Le projet de grand sarcophage, chargé de fermer hermétiquement le site, quinze ans après le premier appel d'offres, n'est toujours pas totalement financé. Les donateurs se font tirer l'oreille. À Kiev, la semaine dernière, un nouveau tour de table a permis de réunir 550 millions d'euros supplémentaires. Il en fallait 740. Le Japon, frappé à Fukushima, a laissé sa chaise vide.
Une période incertaine
Tchernobyl fut le coup fatal porté à l'empire soviétique, si fier de ses réussites technologiques. L'explosion nucléaire - on ne pouvait le comprendre sur l'instant - a, par réactions en chaîne, ébranlé Moscou, fait chuter le mur de Berlin. D'une tragédie naissait une libération. Du coup, la nature même de la catastrophe a été quelque peu escamotée. Ce n'était pas l'énergie atomique qui était remise en cause, mais un modèle d'organisation sociale totalitaire.
Avec le drame japonais, la question resurgit.
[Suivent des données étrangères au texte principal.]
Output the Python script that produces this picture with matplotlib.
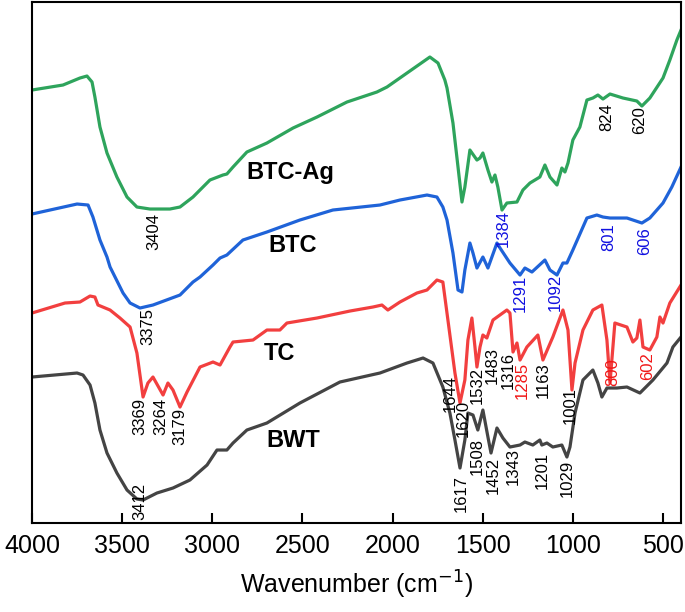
import matplotlib
matplotlib.use("Agg")
import matplotlib.pyplot as plt

plt.rcParams['font.family'] = ['Liberation Sans', 'DejaVu Sans']

# spectra: wavenumber (cm-1) and transmittance (a.u., stacked)
btcag_wn = [4000, 3828, 3734, 3695, 3667, 3651, 3623, 3584, 3529, 3473, 3418, 3346, 3235, 3179,
            3107, 3013, 2941, 2919, 2885, 2808, 2697, 2552, 2419, 2253, 2087, 2031, 1793, 1748,
            1710, 1698, 1665, 1637,
            1615, 1599, 1571, 1532, 1515, 1499, 1471, 1449, 1432, 1416, 1393, 1366, 1310, 1277,
            1238, 1183, 1155, 1127, 1088, 1061, 1044, 1027, 1000, 961, 922, 889, 861, 833, 794,
            722, 645, 617, 573, 500, 462, 423, 400]
btcag_t = [433, 438, 445, 447, 441, 426, 396, 370, 346, 326, 316, 314, 314, 316,
           326, 343, 348, 349, 356, 371, 380, 395, 406, 421, 431, 436, 466, 460,
           443, 435, 400, 356,
           321, 336, 373, 363, 365, 370, 353, 341, 348, 336, 313, 320, 321, 333,
           340, 346, 358, 346, 338, 355, 351, 360, 383, 396, 423, 425, 428, 424, 429,
           425, 422, 417, 425, 445, 463, 483, 493]

btc_wn = [4000, 3750, 3689, 3662, 3623, 3584, 3567, 3495, 3456, 3401, 3329, 3179, 3107, 3068,
          2996, 2957, 2919, 2830, 2697, 2514, 2331, 2070, 1959, 1809, 1754, 1721, 1698, 1665,
          1637, 1615,
          1599, 1571, 1554, 1532, 1499, 1471, 1421, 1404, 1349, 1293, 1266, 1227, 1155, 1127,
          1088, 1055, 1033, 1000, 922, 867, 833, 794, 700, 617, 573, 500, 451, 400]
btc_t = [309, 319, 318, 306, 283, 266, 256, 230, 220, 215, 218, 228, 241, 246,
         258, 265, 268, 283, 291, 303, 313, 318, 323, 328, 326, 316, 303, 270,
         233, 231,
         253, 280, 270, 255, 266, 255, 280, 275, 260, 248, 255, 251, 263, 253,
         248, 260, 260, 273, 305, 308, 306, 305, 305, 300, 305, 320, 336, 356]

tc_wn = [4000, 3817, 3734, 3678, 3651, 3634, 3567, 3512, 3456, 3418, 3384, 3357, 3329, 3273,
         3246, 3218, 3179, 3140, 3068, 2996, 2957, 2902, 2885, 2774, 2697, 2625, 2586, 2419,
         2236, 2109, 2059, 2026, 1959, 1865, 1809, 1754, 1721, 1693,
         1654, 1626, 1599, 1582, 1560, 1543, 1532, 1515, 1499,
         1477, 1443, 1366, 1349, 1332, 1310, 1293, 1255, 1194, 1166, 1111, 1055, 1027, 1005,
         988, 944, 889, 839, 811, 794, 767, 700, 667, 645, 628, 611, 573, 534, 517, 500, 462, 400]
tc_t = [210, 220, 221, 227, 226, 218, 213, 205, 196, 170, 126, 140, 146, 128,
        140, 133, 116, 131, 156, 161, 158, 176, 181, 183, 193, 193, 200, 205,
        212, 216, 218, 213, 221, 230, 233, 243, 241, 203,
        150, 120, 143, 183, 205, 176, 156, 176, 188,
        185, 203, 213, 210, 171, 180, 163, 176, 188, 163, 186, 213, 193, 133,
        160, 193, 213, 218, 183, 140, 200, 196, 181, 185, 203, 176, 173, 186, 206, 200, 220, 238]

bwt_wn = [4000, 3750, 3717, 3678, 3651, 3623, 3584, 3529, 3473, 3418, 3384, 3307, 3218, 3124,
          3029, 2974, 2919, 2885, 2808, 2697, 2514, 2292, 2070, 1920, 1831, 1776, 1721,
          1682, 1654, 1626, 1599, 1582, 1554, 1527, 1499, 1471, 1454, 1421, 1388, 1349, 1293,
          1266, 1222, 1183, 1172, 1144, 1111, 1061, 1033, 1016, 988, 944, 889, 861, 839, 811,
          756, 700, 628, 556, 478, 445, 400]
bwt_t = [146, 150, 148, 138, 120, 93, 70, 50, 33, 24, 23, 30, 35, 43,
         58, 73, 73, 80, 93, 100, 120, 141, 150, 160, 165, 160, 136,
         110, 83, 55, 83, 110, 108, 93, 113, 86, 70, 95, 85, 76, 78,
         81, 78, 83, 78, 80, 76, 78, 66, 76, 110, 143, 153, 140, 126, 135,
         135, 136, 130, 143, 160, 176, 186]

series_names = ["BTC-Ag", "BTC", "TC", "BWT"]
series_colors = ["#2ea45c", "#1f63d8", "#f23f3f", "#444444"]
name_pos = [(2569, 351), (2553, 278), (2625, 170), (2553, 83)]

# peak labels: text, colour, position (wn, top of text)
peak_text = ["3404", "3375", "3369", "3264", "3179", "3412",
             "1384", "1291", "1092", "801", "606", "824", "620",
             "1644", "1620", "1532", "1483", "1316", "1285", "1163", "1001", "800", "602",
             "1617", "1508", "1452", "1343", "1201", "1029"]
peak_color = ["k", "k", "k", "k", "k", "k",
              "#1010e0", "#1010e0", "#1010e0", "#1010e0", "#1010e0", "k", "k",
              "k", "k", "k", "k", "k", "#f01818", "k", "k", "#f01818", "#f01818",
              "k", "k", "k", "k", "k", "k"]
peak_pos = [(3323, 310), (3357, 215), (3401, 125), (3285, 125), (3179, 115), (3401, 40),
            (1388, 313), (1293, 248), (1099, 249), (800, 300), (600, 296), (811, 420), (628, 417),
            (1682, 148), (1610, 123), (1532, 156), (1449, 176), (1360, 171), (1282, 161),
            (1166, 161), (1016, 136), (778, 165), (584, 171),
            (1621, 48), (1532, 85), (1443, 66), (1332, 75), (1172, 71), (1033, 63)]

fig = plt.figure(figsize=(6.85, 6.12), dpi=100)
ax = fig.add_axes([0.0467, 0.1454, 0.9475, 0.8513])

spectra = [(btcag_wn, btcag_t), (btc_wn, btc_t), (tc_wn, tc_t), (bwt_wn, bwt_t)]
for (wn, t), c in zip(spectra, series_colors):
    ax.plot(wn, t, color=c, lw=2.3, solid_joinstyle='round')

for name, (x, y) in zip(series_names, name_pos):
    ax.text(x, y, name, fontsize=17, fontweight='bold', ha='center', va='center')

for txt, c, (x, y) in zip(peak_text, peak_color, peak_pos):
    ax.text(x, y, txt, fontsize=12, color=c, rotation=90, ha='center', va='top')

ax.set_xlim(4000, 400)
ax.set_ylim(0, 521)
ax.set_xticks([4000, 3500, 3000, 2500, 2000, 1500, 1000, 500])
ax.set_yticks([])
ax.tick_params(axis='x', direction='in', length=7, width=1.5, labelsize=18, pad=8)
for s in ax.spines.values():
    s.set_linewidth(1.5)
ax.set_xlabel("Wavenumber (cm$^{-1}$)", fontsize=18, labelpad=8)

fig.savefig("out.png", dpi=100)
De quoi Fukushima sera-t-il la fin ? La fin d'une croyance aveugle dans la sécurité nucléaire au Japon, l'archipel de tous les dangers sismiques, c'est certain. La mort du mythe de l'énergie sûre, propre, économique ? Évidence. La catastrophe japonaise, vingt-cinq ans après celle de Tchernobyl, ouvre une période incertaine. En Europe, l'Allemagne et l'Italie se détournent du nucléaire. Aux États-Unis, une compagnie privée annule un projet de centrale. En Inde montent les contestations...
Les normes de sécurité, relevées, vont renchérir le prix du kilowattheure nucléaire. Dans le grand défi énergétique du XXIe siècle - défi économique et climatique - quelle place occupera l'atome ? Nul ne le sait. Nos modes de vie et de consommation vont être bousculés par un surenchérissement de l'énergie. Pétrole, gaz, nucléaire, les prix grimpent. Fukushima et ses conséquences attisent les tensions, accélèrent le débat. EDF et Areva, nos champions mondiaux de l'atome, déjà endettés, en sortiront renforcés ou à jamais affaiblis.